▸ **THE REQUEST**: Check every line in the records below for the word "this" and report how many have it, nothing more.

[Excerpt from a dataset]
━━━━━━━━━━
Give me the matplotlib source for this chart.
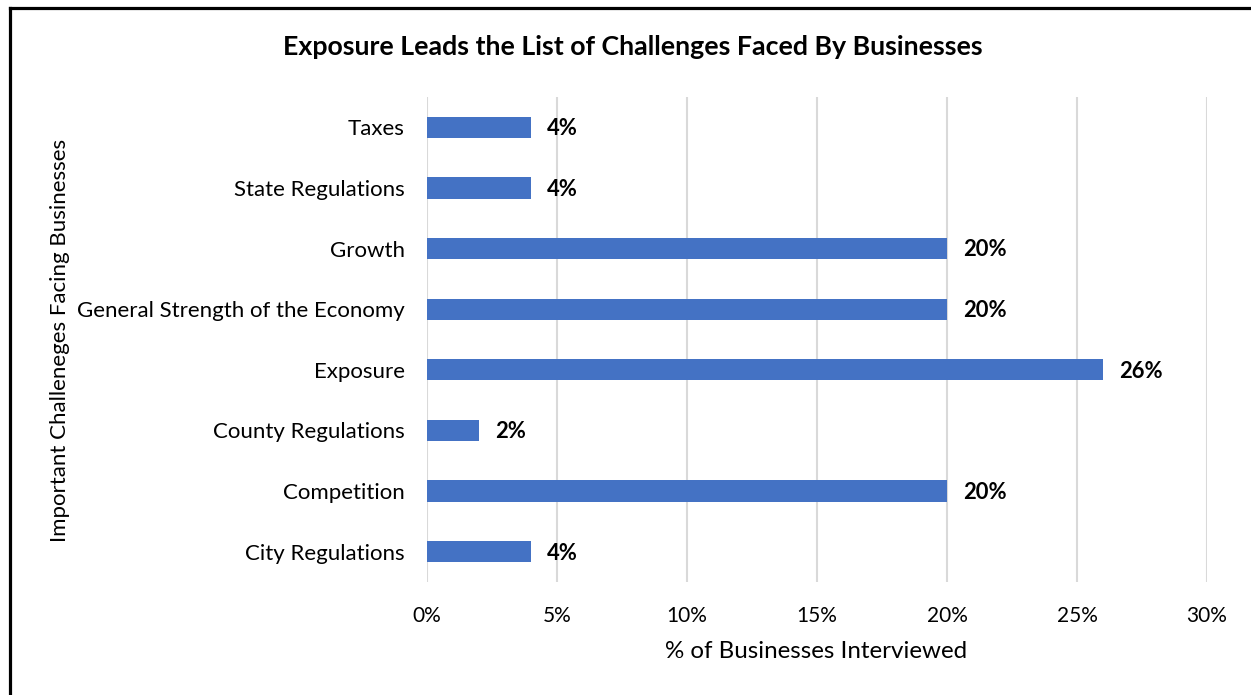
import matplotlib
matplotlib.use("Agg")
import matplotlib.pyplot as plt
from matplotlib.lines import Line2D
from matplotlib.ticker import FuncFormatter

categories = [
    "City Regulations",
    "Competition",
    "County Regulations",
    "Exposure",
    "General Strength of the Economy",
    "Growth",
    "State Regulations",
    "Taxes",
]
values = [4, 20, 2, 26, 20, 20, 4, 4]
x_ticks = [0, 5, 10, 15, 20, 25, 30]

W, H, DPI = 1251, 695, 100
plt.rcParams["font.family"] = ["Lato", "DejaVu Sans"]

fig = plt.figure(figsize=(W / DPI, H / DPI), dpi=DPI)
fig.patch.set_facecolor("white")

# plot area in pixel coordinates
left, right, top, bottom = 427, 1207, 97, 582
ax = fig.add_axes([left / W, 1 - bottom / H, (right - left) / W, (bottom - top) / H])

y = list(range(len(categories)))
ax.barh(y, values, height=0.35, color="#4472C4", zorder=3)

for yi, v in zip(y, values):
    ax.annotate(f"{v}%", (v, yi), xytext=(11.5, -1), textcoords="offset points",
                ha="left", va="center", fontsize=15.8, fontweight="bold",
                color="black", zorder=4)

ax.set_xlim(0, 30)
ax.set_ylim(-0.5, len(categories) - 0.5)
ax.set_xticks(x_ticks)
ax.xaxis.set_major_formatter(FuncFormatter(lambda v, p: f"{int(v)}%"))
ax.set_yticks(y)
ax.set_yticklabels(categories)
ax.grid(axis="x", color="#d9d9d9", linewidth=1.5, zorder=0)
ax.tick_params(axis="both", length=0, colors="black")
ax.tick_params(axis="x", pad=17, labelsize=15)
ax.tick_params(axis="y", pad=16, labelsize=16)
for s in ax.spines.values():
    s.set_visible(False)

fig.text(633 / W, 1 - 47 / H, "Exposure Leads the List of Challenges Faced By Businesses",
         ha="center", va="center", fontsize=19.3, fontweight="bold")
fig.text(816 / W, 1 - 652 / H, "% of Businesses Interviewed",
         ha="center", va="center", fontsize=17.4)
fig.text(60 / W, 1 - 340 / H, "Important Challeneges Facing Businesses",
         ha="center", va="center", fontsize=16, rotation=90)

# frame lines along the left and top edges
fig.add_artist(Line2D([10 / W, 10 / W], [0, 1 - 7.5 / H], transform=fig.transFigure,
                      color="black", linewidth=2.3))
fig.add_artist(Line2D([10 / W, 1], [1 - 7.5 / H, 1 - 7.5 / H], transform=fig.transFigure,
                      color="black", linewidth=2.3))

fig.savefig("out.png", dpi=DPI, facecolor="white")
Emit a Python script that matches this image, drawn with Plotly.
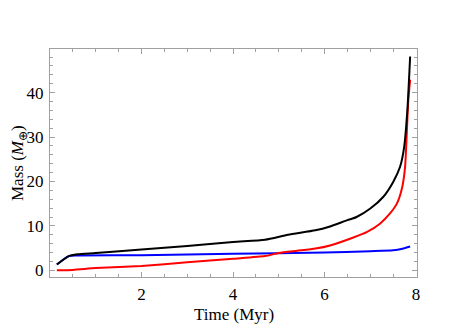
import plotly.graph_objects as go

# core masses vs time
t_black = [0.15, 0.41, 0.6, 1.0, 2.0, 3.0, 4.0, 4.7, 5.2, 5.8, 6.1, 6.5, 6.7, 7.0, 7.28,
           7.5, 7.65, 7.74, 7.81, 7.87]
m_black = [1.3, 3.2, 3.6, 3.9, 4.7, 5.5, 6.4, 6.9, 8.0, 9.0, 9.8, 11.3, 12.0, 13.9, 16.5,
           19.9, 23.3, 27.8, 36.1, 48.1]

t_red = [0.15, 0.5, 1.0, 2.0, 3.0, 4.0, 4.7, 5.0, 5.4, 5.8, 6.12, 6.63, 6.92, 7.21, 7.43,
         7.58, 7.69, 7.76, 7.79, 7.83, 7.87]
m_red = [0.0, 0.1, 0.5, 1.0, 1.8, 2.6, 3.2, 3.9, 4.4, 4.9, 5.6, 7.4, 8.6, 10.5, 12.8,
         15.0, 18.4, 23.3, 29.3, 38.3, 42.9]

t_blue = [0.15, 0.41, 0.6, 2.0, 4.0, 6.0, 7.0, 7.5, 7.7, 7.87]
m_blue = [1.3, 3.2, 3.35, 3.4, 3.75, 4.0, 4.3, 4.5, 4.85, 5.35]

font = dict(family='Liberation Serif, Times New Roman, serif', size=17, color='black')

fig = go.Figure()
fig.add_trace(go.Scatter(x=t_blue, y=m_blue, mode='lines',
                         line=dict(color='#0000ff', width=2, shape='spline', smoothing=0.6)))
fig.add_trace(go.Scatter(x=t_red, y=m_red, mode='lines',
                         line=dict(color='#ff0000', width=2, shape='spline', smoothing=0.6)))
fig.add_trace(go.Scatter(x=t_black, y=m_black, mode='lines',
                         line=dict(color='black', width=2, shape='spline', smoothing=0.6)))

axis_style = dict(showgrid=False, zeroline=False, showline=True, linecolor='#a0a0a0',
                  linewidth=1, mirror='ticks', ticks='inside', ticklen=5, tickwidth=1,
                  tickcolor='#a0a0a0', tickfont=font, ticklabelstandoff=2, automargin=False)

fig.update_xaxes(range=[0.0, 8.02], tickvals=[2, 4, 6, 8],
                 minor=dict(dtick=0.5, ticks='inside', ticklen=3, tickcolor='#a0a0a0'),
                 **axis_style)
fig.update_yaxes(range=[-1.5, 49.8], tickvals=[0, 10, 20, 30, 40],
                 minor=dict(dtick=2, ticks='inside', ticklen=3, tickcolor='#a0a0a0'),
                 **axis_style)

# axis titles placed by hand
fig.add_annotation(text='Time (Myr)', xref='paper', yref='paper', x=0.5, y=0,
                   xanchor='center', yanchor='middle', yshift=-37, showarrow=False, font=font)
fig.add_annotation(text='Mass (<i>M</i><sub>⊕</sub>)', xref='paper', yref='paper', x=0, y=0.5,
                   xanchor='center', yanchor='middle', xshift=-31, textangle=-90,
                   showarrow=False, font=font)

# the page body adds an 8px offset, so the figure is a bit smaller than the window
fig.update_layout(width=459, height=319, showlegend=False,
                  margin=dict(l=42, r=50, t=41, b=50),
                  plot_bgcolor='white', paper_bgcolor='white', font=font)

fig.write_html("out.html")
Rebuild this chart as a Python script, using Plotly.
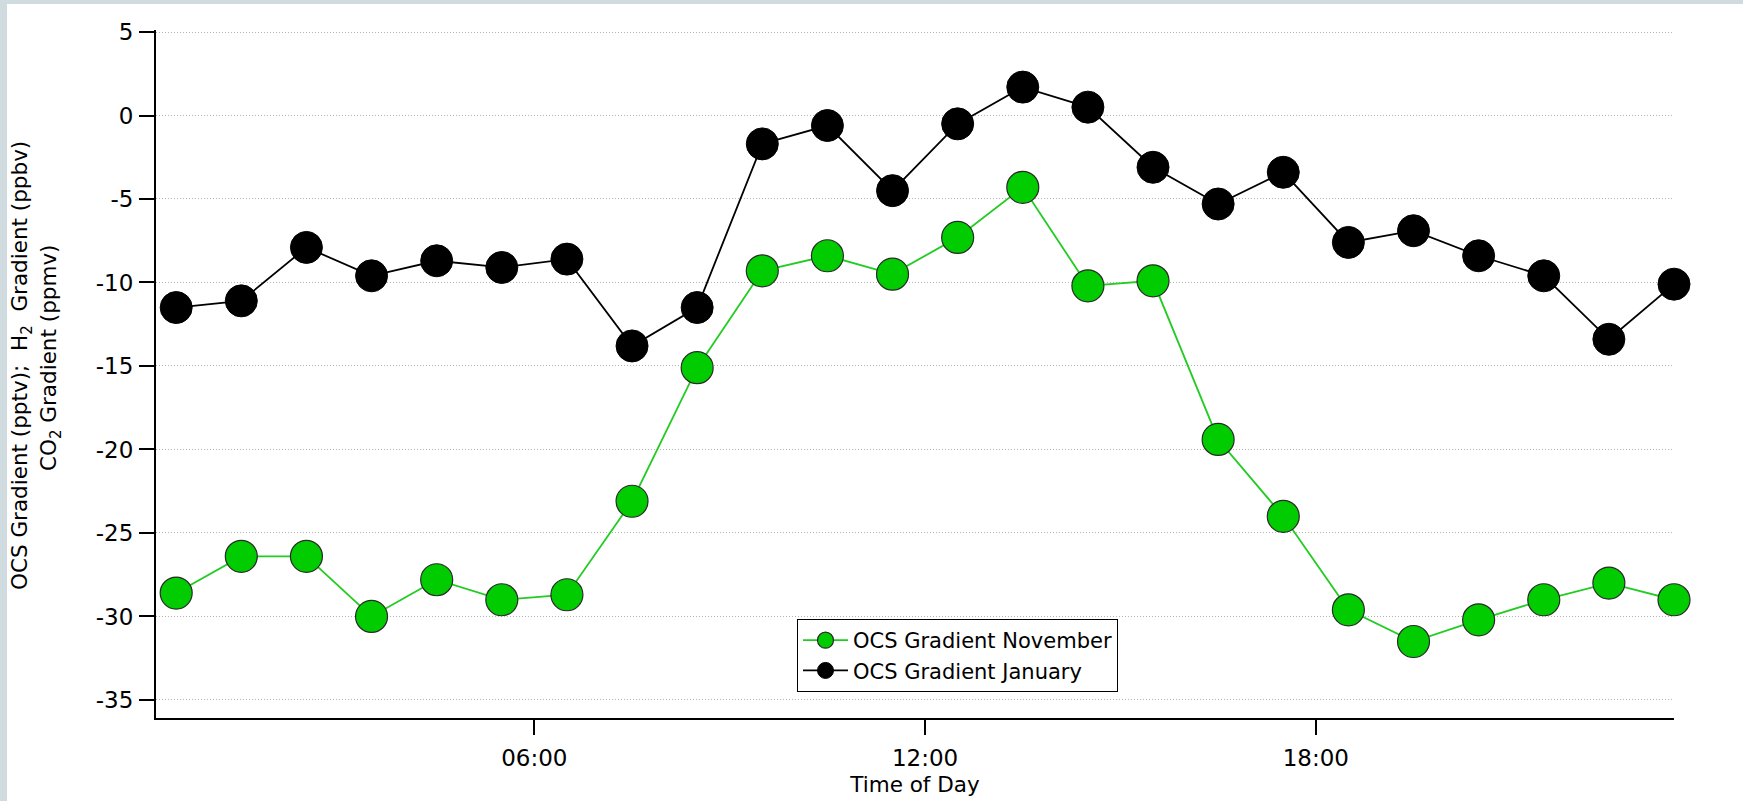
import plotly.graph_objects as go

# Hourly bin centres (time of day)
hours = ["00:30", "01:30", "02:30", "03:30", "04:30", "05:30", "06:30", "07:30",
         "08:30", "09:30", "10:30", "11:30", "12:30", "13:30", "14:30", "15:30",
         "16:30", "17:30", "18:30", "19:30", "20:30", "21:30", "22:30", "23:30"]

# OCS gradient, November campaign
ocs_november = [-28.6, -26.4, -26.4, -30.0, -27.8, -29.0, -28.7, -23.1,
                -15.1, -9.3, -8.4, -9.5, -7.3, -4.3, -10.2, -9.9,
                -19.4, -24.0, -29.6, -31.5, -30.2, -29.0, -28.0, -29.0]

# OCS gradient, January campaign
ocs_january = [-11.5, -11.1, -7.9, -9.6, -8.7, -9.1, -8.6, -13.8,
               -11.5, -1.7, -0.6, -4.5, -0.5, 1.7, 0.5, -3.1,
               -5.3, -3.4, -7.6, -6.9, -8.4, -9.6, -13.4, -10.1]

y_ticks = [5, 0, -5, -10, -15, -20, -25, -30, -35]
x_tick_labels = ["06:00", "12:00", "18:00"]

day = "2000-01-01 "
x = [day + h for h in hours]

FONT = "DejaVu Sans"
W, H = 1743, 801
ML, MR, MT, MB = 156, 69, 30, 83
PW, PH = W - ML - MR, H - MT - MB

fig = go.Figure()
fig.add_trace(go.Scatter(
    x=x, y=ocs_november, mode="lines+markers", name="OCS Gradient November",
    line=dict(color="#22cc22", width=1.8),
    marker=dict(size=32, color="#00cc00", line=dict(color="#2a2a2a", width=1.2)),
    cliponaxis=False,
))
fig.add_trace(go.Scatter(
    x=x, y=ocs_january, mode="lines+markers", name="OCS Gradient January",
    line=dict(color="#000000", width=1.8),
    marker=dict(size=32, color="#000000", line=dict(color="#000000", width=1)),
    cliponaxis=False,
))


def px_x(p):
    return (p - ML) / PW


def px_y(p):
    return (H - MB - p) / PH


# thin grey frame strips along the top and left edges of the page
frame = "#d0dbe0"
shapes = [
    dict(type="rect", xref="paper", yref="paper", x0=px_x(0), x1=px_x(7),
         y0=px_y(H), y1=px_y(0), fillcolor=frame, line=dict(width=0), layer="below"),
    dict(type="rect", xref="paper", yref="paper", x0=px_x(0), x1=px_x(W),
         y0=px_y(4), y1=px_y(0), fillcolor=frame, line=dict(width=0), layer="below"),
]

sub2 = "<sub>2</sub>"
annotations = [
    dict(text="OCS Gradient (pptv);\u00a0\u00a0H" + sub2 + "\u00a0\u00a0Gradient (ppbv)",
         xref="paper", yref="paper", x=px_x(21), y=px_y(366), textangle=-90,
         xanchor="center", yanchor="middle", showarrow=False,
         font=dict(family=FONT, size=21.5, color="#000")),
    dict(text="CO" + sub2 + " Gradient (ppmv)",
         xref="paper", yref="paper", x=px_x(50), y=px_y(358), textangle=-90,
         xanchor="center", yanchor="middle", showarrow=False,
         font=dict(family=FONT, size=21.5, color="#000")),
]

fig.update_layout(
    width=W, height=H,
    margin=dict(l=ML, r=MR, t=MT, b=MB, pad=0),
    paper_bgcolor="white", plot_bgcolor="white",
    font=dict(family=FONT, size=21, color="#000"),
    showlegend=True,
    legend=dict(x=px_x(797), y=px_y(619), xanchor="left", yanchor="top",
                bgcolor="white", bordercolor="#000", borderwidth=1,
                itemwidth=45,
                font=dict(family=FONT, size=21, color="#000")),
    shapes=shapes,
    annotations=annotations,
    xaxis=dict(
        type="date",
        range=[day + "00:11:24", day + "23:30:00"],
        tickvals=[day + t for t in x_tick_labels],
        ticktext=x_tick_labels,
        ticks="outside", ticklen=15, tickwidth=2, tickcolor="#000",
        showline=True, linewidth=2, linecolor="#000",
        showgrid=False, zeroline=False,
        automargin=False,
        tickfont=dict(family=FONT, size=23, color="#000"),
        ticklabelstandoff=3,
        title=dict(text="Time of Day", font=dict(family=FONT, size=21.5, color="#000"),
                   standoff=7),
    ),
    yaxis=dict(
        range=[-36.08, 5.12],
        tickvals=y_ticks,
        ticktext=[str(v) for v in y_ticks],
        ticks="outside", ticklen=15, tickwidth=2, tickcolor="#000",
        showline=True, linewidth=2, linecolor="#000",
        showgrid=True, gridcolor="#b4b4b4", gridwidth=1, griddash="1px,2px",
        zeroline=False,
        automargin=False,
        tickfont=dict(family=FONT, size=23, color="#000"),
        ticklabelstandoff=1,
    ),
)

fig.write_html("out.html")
━━━━━━━━━━
▸ **EXERCISE SOLUTION**: 3